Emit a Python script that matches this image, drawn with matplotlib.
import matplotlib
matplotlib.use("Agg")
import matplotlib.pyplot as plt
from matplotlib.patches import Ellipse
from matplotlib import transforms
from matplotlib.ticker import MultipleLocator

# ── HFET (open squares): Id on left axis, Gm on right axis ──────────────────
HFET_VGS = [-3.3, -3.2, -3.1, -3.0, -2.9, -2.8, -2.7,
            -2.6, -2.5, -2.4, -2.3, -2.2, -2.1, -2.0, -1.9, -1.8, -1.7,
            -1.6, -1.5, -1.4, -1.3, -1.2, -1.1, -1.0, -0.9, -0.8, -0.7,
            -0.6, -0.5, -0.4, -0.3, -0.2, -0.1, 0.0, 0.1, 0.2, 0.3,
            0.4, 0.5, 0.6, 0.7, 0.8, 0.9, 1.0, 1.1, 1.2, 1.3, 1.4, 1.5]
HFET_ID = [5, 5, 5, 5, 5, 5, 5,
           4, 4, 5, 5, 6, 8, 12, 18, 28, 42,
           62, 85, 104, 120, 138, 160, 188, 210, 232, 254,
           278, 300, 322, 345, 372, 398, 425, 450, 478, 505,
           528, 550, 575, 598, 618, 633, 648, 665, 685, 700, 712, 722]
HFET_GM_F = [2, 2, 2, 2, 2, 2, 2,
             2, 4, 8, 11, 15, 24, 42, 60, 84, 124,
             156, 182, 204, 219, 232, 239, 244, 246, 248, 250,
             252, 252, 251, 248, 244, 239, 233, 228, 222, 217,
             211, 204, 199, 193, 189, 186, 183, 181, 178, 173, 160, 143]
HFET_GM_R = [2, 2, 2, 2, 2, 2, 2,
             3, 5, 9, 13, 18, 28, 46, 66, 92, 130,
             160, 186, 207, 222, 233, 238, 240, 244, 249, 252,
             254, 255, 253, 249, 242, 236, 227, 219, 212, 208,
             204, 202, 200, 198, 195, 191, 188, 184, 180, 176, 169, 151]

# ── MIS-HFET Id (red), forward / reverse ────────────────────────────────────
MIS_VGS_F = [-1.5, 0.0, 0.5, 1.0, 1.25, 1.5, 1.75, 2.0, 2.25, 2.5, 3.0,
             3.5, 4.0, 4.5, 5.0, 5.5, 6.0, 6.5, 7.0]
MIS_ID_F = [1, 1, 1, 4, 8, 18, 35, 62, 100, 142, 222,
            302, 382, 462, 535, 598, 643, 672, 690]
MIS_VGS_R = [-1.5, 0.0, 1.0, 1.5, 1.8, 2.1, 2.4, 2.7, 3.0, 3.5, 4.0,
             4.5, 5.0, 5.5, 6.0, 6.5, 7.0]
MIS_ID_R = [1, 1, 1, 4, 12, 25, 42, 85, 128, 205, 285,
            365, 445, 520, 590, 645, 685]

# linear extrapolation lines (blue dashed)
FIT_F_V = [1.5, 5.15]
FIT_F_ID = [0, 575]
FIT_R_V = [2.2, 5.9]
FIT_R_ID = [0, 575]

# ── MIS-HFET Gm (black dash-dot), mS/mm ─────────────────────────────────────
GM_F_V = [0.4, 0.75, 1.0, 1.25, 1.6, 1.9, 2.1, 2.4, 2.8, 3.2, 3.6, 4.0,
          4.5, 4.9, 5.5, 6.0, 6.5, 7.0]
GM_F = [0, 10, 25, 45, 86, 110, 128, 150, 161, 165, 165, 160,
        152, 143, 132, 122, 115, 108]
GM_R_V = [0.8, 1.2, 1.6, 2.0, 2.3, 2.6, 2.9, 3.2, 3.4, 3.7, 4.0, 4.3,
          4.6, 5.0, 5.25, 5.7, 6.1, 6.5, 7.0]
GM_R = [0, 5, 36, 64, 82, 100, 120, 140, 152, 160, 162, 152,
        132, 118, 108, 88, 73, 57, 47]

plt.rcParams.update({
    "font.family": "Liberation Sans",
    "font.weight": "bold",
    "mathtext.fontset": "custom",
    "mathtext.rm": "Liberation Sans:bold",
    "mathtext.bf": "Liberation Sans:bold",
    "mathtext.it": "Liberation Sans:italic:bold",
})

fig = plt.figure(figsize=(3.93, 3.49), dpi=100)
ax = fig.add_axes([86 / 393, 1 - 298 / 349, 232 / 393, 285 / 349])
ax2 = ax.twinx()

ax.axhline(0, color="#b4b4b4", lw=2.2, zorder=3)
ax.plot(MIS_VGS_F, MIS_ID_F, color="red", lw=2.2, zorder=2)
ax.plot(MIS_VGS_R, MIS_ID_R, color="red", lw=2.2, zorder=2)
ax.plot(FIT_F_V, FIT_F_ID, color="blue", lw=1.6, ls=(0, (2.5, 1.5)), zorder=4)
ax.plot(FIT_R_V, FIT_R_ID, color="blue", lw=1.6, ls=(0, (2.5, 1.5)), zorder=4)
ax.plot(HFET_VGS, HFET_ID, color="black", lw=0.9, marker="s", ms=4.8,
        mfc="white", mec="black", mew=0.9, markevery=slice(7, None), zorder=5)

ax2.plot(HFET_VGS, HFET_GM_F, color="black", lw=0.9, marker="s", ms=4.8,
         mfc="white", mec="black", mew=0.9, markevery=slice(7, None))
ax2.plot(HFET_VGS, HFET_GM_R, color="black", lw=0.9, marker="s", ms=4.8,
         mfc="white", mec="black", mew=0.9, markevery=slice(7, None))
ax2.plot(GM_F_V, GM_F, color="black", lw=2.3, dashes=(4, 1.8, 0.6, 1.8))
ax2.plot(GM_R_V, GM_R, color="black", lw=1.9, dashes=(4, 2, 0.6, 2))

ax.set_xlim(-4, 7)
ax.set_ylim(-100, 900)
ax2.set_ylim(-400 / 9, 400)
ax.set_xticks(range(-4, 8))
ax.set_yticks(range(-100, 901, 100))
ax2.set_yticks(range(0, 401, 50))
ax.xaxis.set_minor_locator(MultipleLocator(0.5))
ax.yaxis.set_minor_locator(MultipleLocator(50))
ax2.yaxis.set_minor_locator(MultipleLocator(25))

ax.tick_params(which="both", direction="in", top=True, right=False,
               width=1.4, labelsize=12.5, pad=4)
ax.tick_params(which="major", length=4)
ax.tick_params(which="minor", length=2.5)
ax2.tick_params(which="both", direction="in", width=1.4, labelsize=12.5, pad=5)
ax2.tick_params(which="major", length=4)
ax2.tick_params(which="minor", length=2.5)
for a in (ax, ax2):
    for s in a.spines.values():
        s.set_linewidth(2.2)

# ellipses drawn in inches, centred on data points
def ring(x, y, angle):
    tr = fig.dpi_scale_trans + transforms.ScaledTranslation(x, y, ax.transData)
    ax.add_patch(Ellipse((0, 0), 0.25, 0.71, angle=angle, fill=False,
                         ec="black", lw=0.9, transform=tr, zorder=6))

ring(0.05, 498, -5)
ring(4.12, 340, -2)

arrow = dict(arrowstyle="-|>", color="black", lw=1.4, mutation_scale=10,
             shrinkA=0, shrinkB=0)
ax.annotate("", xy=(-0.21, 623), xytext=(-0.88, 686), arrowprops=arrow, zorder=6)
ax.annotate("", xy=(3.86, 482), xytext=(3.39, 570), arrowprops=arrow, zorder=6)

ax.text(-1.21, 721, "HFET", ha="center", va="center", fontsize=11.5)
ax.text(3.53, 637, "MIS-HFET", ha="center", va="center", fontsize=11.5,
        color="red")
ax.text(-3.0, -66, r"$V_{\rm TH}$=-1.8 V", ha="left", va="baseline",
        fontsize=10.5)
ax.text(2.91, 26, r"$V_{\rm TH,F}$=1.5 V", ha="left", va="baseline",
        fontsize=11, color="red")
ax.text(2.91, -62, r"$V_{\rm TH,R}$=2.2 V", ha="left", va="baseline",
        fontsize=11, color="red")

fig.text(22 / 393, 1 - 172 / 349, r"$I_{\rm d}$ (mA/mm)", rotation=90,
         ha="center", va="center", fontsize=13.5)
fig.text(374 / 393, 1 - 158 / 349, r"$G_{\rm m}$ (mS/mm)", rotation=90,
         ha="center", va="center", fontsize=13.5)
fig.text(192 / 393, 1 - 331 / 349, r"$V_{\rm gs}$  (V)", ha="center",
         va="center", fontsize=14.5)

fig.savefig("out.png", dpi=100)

++++++++

STATED EXERCISE: Quote exactly the stretch of lines above that starts at the first one and ends at the line with "from matplotlib.ticker import MultipleLocator", and nothing beyond it.

SOLUTION TO THIS TASK:
Emit a Python script that matches this image, drawn with matplotlib.
import matplotlib
matplotlib.use("Agg")
import matplotlib.pyplot as plt
from matplotlib.patches import Ellipse
from matplotlib import transforms
from matplotlib.ticker import MultipleLocator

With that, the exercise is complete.